>> START Dataset extract

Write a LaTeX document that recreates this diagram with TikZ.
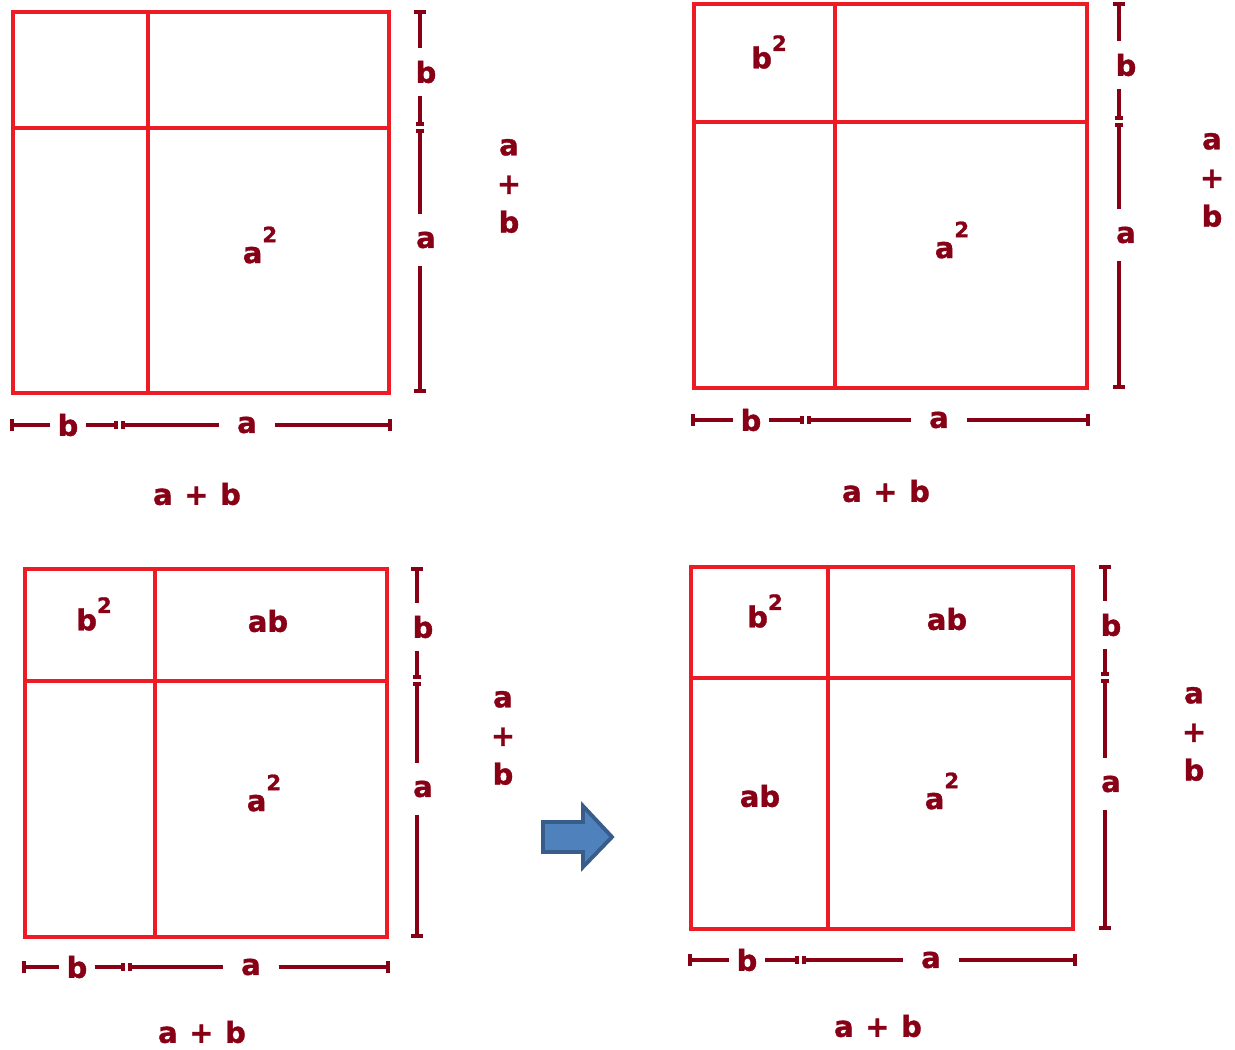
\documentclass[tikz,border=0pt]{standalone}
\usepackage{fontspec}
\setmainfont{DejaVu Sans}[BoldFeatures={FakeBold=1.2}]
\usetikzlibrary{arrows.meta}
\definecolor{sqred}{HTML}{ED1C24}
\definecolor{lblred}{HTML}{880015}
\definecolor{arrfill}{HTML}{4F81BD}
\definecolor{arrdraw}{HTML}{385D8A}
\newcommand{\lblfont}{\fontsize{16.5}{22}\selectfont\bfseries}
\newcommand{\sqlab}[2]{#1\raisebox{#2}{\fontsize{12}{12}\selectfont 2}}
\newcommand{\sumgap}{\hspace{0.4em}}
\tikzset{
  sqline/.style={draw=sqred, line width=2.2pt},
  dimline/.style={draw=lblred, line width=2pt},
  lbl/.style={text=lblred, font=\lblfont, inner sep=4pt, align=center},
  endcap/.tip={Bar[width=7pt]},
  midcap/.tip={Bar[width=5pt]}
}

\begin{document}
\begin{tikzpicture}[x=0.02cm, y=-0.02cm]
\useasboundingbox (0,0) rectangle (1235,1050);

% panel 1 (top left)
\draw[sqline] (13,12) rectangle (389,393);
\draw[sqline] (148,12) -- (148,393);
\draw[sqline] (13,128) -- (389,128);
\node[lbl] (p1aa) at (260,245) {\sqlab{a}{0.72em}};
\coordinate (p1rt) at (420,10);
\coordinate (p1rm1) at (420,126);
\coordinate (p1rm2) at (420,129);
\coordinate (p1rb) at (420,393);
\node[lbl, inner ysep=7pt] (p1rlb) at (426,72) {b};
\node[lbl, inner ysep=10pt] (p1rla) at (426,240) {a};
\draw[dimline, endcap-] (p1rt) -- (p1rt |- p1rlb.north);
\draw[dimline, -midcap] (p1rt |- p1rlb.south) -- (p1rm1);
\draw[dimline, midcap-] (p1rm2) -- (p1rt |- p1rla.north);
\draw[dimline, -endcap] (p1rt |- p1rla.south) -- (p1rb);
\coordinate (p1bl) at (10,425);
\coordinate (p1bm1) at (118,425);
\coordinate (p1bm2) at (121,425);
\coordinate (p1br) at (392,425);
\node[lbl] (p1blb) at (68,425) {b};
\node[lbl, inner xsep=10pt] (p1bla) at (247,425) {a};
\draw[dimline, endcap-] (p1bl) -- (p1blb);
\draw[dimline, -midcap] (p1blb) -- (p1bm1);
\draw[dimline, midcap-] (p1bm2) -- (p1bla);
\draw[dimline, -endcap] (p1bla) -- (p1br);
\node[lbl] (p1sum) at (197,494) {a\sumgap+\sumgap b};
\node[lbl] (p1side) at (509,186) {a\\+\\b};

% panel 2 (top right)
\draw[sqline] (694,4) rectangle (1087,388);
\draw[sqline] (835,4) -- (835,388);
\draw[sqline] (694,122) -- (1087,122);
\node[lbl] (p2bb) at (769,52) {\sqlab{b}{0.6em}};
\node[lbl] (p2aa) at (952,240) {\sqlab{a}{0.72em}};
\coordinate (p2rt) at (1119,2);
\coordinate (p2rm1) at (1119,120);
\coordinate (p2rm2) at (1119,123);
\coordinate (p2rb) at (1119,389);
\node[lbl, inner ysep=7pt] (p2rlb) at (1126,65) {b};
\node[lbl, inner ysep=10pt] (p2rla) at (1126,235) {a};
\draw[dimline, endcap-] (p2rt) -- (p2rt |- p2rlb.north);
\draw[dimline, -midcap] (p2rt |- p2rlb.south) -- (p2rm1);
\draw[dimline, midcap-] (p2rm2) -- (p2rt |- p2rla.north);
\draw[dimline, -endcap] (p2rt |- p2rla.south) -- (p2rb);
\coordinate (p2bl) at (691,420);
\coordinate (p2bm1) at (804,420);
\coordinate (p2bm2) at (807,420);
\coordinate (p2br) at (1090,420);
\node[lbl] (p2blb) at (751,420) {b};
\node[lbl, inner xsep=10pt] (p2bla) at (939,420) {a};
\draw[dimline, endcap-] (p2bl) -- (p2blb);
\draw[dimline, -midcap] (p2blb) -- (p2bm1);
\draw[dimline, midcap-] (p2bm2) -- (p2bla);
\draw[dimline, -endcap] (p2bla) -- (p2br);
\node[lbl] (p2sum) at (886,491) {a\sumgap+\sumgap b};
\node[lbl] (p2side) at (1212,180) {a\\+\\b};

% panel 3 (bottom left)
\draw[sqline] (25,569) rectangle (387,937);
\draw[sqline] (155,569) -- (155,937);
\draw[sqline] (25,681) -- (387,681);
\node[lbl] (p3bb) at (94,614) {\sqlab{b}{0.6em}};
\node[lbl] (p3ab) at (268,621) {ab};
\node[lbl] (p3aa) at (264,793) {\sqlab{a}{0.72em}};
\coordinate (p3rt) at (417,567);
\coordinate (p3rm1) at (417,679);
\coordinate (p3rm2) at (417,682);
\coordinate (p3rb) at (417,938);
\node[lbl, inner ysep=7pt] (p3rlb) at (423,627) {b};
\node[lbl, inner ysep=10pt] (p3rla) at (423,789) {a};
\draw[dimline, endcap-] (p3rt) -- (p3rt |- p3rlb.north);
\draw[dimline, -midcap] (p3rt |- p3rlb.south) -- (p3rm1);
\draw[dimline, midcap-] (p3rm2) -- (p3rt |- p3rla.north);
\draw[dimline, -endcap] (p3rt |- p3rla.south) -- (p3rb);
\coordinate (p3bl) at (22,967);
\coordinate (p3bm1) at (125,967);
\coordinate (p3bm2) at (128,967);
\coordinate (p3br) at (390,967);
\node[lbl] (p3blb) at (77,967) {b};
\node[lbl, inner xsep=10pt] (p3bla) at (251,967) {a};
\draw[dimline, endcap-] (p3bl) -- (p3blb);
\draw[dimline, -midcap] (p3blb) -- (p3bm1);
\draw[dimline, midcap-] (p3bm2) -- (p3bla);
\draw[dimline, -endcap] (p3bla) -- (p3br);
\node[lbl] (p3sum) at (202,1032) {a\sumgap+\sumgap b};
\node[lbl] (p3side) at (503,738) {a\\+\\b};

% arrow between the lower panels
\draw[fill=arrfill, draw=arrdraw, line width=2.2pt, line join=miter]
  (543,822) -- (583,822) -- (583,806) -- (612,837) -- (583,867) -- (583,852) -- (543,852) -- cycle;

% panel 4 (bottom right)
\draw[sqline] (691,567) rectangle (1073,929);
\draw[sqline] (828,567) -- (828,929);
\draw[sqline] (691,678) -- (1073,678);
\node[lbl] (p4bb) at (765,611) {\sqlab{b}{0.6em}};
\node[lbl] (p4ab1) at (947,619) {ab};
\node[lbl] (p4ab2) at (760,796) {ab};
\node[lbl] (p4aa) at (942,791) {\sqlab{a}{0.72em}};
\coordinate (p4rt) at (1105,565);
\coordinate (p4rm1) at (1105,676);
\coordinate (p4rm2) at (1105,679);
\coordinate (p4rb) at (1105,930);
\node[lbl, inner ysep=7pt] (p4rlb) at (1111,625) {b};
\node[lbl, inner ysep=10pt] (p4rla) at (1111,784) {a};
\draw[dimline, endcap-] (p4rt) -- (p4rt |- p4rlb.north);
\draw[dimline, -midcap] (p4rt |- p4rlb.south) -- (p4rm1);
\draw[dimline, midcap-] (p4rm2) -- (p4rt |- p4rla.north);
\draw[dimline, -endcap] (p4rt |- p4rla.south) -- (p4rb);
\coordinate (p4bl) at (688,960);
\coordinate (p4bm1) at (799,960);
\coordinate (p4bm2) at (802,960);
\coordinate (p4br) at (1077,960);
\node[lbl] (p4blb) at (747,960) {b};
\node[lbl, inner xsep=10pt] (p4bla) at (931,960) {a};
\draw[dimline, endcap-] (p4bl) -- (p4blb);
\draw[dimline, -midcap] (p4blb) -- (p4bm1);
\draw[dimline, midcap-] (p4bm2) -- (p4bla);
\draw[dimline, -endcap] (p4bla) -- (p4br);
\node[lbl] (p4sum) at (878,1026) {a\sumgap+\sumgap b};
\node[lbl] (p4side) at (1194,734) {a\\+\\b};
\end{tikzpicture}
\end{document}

>> END Dataset extract

Task brief:
Reproduce exactly the run of lines that opens the listing and closes with the line holding "(0,0) rectangle (1235,1050);". Pictures are excluded.

Right answer:
Write a LaTeX document that recreates this diagram with TikZ.
\documentclass[tikz,border=0pt]{standalone}
\usepackage{fontspec}
\setmainfont{DejaVu Sans}[BoldFeatures={FakeBold=1.2}]
\usetikzlibrary{arrows.meta}
\definecolor{sqred}{HTML}{ED1C24}
\definecolor{lblred}{HTML}{880015}
\definecolor{arrfill}{HTML}{4F81BD}
\definecolor{arrdraw}{HTML}{385D8A}
\newcommand{\lblfont}{\fontsize{16.5}{22}\selectfont\bfseries}
\newcommand{\sqlab}[2]{#1\raisebox{#2}{\fontsize{12}{12}\selectfont 2}}
\newcommand{\sumgap}{\hspace{0.4em}}
\tikzset{
  sqline/.style={draw=sqred, line width=2.2pt},
  dimline/.style={draw=lblred, line width=2pt},
  lbl/.style={text=lblred, font=\lblfont, inner sep=4pt, align=center},
  endcap/.tip={Bar[width=7pt]},
  midcap/.tip={Bar[width=5pt]}
}

\begin{document}
\begin{tikzpicture}[x=0.02cm, y=-0.02cm]
\useasboundingbox (0,0) rectangle (1235,1050);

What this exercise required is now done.